(Records with drawing code)

============

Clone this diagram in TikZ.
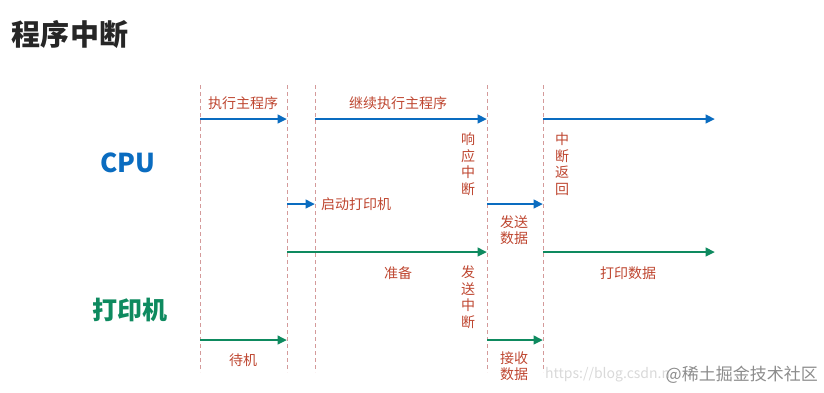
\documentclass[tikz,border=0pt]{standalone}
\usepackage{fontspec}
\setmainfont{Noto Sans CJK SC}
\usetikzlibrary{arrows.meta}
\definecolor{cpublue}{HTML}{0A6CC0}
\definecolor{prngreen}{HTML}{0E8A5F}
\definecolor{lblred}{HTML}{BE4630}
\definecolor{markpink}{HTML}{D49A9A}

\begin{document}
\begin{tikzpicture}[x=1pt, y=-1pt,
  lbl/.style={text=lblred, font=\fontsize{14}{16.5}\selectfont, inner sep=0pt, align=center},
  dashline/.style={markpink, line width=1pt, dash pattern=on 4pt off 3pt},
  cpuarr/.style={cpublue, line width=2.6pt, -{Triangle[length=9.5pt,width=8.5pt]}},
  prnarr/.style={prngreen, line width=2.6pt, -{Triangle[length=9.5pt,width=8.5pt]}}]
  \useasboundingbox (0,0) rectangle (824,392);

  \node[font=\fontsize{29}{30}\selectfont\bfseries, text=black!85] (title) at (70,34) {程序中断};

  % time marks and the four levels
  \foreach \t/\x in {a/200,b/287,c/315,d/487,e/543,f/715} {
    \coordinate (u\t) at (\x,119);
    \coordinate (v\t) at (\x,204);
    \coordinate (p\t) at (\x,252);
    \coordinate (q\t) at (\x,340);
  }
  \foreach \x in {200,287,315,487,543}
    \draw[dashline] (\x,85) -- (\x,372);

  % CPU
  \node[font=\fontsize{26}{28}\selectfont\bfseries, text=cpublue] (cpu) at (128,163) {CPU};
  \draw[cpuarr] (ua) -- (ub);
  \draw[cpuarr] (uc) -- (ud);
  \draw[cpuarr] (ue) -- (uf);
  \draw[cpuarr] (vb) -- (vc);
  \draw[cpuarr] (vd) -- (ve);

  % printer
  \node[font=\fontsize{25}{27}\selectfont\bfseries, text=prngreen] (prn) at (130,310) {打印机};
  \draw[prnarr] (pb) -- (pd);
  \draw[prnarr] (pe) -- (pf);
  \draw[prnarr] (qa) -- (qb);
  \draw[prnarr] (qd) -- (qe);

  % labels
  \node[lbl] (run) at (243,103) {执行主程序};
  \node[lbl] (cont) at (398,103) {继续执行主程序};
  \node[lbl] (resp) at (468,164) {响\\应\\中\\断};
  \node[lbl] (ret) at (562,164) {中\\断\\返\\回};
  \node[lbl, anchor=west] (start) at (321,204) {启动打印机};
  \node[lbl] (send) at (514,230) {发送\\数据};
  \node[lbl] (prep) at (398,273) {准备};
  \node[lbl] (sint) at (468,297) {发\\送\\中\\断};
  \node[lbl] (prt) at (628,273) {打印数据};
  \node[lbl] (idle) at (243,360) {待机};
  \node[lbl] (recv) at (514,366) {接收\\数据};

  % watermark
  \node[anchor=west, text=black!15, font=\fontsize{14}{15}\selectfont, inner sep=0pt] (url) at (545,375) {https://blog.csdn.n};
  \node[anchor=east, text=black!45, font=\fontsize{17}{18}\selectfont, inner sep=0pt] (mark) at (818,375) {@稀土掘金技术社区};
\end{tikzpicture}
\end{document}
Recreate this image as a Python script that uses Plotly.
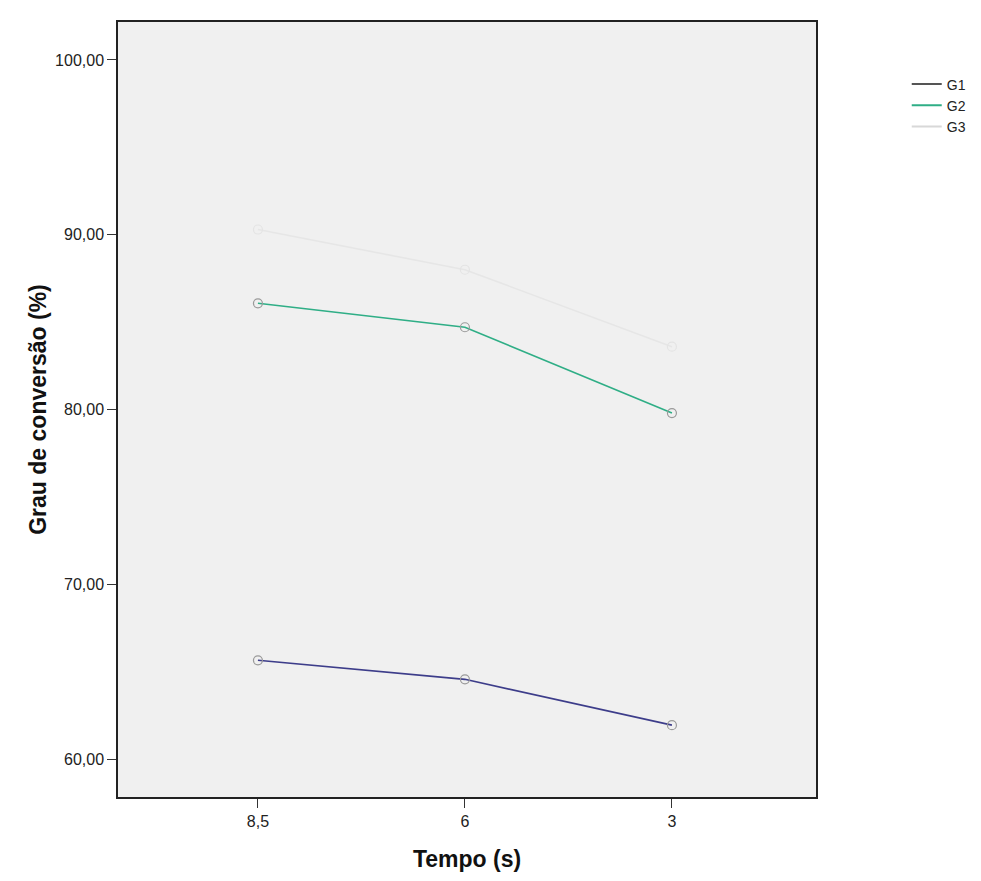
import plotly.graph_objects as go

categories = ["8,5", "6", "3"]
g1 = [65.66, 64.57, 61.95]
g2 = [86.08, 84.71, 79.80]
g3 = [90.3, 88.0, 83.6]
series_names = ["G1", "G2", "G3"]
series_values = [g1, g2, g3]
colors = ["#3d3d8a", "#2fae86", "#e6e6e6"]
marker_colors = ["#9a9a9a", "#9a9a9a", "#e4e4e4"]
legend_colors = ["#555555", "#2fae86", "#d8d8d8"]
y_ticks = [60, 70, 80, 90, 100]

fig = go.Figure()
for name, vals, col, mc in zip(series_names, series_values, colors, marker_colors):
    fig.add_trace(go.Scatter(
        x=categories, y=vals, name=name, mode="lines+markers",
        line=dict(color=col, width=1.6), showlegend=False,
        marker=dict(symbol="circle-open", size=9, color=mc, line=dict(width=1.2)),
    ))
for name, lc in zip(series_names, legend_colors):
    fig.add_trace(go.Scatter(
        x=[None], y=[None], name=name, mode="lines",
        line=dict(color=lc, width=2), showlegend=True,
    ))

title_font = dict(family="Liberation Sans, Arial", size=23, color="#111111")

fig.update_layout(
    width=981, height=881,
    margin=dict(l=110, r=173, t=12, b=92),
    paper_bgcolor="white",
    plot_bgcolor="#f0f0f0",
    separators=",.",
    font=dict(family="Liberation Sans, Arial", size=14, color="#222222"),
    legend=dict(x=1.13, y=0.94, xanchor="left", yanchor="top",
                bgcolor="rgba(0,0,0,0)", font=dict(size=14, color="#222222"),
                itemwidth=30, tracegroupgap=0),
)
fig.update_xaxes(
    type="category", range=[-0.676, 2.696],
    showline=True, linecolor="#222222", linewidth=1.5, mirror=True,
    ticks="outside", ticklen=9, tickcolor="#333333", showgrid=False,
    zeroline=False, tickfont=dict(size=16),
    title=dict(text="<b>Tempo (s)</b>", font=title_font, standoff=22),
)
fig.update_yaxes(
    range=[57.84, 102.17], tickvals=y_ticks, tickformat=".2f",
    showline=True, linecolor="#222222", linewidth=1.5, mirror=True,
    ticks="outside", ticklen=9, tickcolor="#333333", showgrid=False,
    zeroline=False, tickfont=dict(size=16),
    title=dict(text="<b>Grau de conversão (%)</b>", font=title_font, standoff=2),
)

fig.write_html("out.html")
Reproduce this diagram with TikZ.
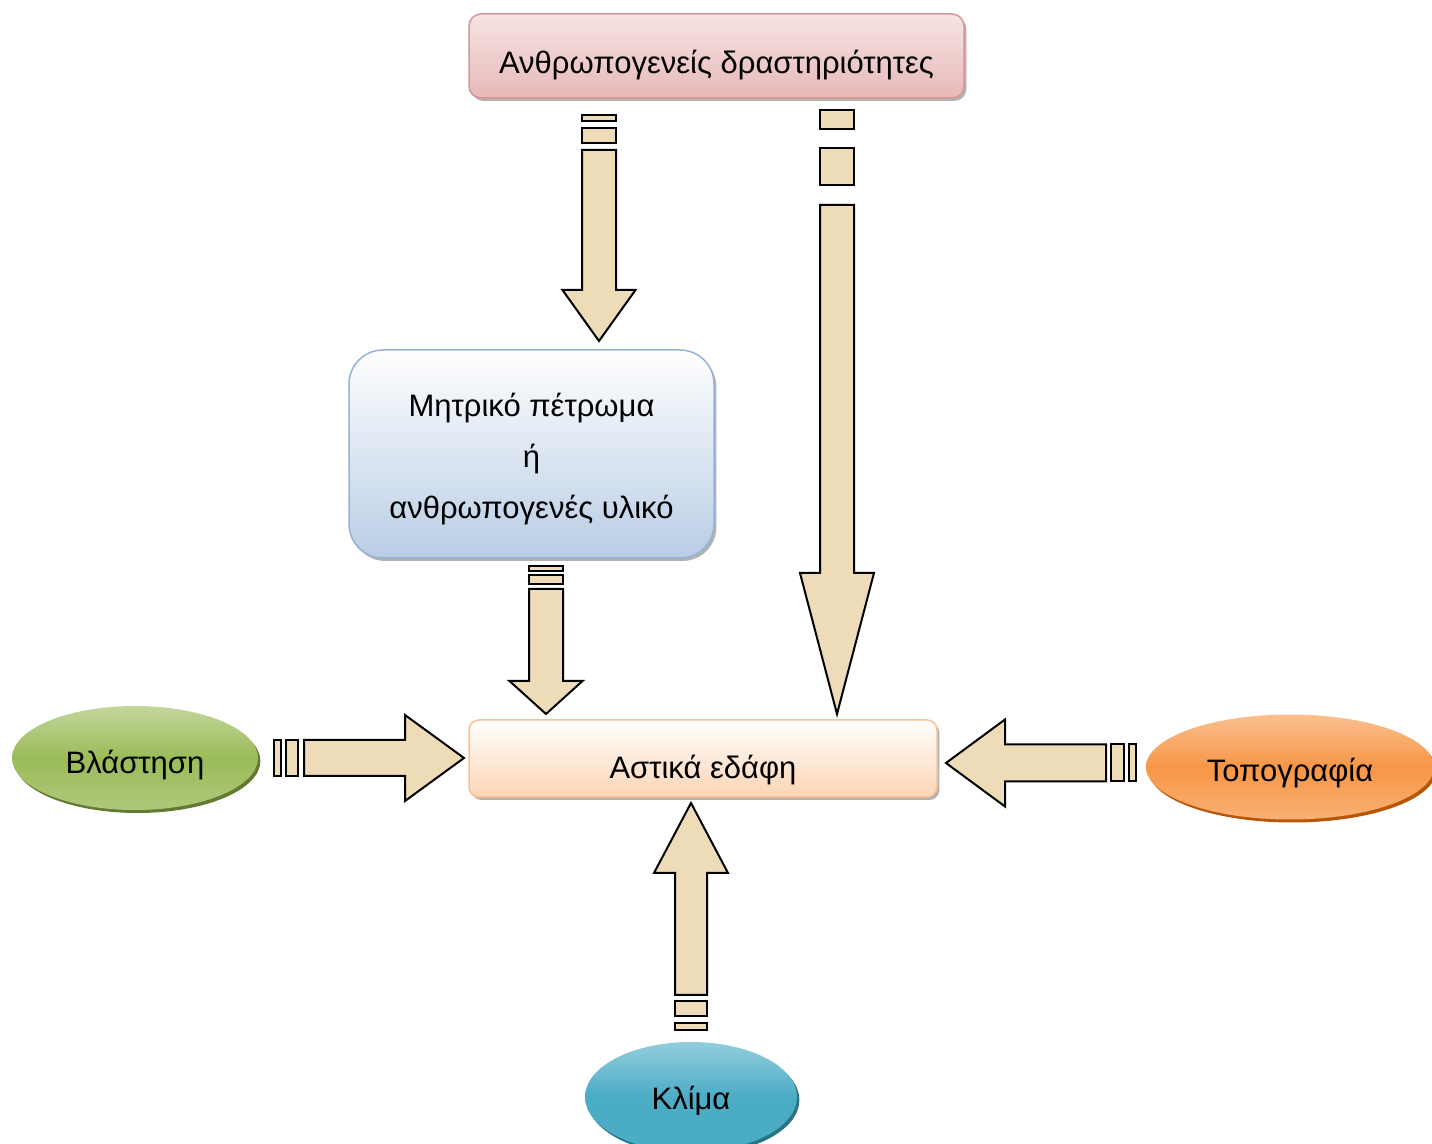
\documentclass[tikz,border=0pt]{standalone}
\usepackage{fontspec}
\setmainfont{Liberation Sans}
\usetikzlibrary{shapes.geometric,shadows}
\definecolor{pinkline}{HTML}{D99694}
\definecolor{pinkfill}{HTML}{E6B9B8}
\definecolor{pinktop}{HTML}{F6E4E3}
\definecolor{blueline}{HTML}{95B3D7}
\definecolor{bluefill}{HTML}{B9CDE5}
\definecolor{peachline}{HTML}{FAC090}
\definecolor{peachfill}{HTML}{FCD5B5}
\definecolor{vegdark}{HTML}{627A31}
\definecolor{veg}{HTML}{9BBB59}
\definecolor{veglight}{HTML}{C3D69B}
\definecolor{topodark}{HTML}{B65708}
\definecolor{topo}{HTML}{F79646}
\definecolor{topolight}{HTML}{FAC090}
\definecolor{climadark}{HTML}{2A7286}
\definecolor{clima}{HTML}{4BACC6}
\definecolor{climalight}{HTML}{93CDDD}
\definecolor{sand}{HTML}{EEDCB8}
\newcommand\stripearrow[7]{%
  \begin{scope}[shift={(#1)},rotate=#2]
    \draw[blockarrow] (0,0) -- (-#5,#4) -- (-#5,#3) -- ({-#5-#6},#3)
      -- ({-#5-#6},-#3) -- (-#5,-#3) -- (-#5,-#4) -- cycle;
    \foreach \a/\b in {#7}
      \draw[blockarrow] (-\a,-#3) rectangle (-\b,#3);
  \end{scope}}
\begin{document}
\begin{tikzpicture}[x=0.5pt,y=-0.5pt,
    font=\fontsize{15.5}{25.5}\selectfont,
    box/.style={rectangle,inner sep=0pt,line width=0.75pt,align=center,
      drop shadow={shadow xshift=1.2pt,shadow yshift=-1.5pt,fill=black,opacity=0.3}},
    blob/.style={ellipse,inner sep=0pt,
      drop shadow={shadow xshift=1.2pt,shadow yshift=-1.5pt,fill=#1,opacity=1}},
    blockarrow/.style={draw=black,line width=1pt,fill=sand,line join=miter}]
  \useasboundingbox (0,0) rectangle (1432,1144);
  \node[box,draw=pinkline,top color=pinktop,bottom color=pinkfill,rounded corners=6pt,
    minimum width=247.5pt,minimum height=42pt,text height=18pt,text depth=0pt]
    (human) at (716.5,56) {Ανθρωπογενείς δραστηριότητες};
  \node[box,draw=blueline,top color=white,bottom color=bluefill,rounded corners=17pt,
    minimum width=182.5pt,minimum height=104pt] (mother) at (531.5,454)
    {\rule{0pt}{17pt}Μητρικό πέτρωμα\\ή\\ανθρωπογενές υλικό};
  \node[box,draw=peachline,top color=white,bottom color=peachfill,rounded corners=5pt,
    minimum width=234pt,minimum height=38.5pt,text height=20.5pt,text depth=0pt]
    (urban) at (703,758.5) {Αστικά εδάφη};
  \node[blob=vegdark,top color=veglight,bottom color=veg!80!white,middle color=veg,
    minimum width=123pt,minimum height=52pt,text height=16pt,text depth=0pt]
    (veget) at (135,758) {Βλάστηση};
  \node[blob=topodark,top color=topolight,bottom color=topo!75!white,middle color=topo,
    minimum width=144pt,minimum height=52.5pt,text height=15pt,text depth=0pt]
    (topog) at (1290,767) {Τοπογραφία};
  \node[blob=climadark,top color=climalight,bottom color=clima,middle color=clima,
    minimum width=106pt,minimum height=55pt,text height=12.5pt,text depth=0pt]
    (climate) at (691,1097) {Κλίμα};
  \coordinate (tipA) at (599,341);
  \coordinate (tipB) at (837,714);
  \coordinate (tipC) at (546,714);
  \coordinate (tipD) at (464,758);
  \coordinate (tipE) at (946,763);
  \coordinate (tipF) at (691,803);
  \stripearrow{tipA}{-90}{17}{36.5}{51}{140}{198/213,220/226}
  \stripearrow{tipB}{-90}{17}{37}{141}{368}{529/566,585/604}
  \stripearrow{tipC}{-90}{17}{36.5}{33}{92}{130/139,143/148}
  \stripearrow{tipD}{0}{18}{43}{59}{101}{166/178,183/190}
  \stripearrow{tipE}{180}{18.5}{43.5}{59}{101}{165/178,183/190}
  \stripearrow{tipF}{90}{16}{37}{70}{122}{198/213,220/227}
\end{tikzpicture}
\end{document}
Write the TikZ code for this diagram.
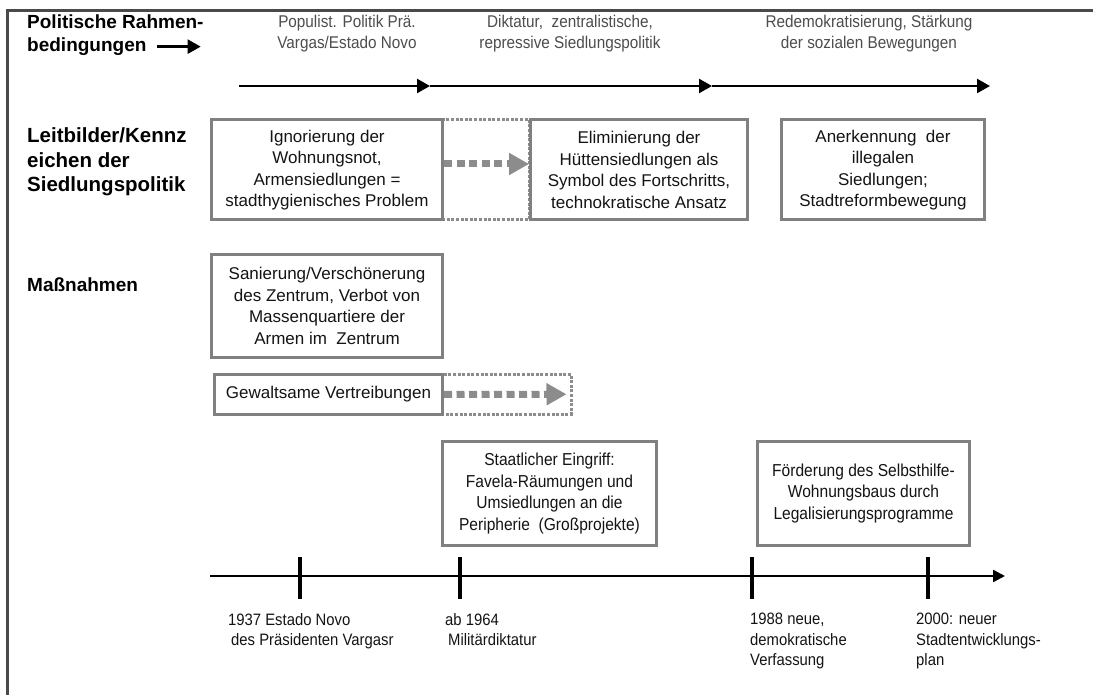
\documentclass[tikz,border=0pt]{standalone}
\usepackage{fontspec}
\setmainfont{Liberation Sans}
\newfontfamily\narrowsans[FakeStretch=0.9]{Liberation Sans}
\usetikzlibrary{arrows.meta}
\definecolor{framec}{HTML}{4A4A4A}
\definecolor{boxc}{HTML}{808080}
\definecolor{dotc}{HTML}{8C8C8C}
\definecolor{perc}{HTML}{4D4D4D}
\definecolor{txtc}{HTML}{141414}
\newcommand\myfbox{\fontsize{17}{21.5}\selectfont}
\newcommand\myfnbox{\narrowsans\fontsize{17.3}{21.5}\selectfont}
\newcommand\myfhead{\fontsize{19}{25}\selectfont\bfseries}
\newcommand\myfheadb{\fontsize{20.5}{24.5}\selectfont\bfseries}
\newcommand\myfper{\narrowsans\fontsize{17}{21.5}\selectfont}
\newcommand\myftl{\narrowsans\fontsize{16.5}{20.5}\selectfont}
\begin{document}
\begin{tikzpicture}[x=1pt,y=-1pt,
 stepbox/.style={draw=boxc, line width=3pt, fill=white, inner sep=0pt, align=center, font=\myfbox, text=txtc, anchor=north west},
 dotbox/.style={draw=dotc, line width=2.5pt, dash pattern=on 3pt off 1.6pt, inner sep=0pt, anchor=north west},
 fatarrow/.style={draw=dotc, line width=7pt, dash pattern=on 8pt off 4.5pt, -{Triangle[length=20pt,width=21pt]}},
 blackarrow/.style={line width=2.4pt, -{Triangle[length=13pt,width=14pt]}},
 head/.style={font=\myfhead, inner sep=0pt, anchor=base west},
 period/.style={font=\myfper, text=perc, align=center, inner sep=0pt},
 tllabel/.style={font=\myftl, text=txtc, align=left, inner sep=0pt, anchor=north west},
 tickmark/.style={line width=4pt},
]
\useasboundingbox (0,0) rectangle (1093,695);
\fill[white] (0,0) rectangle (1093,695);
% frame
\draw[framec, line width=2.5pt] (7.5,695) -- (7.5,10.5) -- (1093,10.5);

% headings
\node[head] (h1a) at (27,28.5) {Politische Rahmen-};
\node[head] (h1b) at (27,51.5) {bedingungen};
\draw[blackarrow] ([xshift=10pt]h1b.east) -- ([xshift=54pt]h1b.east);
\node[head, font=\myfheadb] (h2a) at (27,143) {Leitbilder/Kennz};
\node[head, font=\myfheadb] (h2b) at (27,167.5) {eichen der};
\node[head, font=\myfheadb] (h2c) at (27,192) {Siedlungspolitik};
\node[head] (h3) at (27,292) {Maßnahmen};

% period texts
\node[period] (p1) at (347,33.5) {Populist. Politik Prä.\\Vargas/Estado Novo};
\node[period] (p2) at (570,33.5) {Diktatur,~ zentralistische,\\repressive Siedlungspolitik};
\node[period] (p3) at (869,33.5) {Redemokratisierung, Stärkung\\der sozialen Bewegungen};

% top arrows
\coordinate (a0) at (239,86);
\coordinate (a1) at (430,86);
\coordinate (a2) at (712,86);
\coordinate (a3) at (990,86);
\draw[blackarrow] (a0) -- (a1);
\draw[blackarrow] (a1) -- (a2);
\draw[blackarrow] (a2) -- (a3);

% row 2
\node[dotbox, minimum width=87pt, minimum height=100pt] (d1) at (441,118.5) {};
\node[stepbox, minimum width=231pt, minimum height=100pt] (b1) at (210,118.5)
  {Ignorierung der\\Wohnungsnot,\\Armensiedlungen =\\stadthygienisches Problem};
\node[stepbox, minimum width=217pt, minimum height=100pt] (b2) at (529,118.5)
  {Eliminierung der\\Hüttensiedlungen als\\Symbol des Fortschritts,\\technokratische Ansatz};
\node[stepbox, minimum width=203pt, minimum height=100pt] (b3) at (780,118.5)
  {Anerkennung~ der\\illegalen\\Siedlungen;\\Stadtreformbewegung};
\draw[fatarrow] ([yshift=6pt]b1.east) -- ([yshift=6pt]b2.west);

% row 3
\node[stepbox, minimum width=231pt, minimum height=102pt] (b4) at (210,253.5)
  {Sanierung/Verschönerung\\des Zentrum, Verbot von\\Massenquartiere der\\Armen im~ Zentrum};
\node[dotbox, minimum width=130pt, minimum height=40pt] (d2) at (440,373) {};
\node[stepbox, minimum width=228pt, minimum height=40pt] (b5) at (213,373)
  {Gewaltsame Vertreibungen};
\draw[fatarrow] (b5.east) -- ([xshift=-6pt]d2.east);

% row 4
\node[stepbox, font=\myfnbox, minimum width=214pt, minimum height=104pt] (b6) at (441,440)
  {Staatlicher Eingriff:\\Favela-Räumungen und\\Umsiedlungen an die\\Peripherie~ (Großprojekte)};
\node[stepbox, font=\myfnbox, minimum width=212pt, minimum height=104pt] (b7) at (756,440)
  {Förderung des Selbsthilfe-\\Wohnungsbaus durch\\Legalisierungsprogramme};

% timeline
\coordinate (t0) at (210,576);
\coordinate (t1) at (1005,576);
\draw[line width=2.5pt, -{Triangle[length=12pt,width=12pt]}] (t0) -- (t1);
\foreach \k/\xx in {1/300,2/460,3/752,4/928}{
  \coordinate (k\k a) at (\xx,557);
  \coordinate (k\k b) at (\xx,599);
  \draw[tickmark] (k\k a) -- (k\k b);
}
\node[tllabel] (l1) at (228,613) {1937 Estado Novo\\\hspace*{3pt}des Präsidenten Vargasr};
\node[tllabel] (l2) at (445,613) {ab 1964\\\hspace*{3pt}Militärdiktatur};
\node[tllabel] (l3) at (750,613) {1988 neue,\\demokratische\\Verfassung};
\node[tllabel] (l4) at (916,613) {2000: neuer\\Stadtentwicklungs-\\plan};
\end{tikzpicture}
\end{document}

============

> **REQUIREMENTS**
Report only the number of lines in the records that include the word "this".

> **REPLY**
4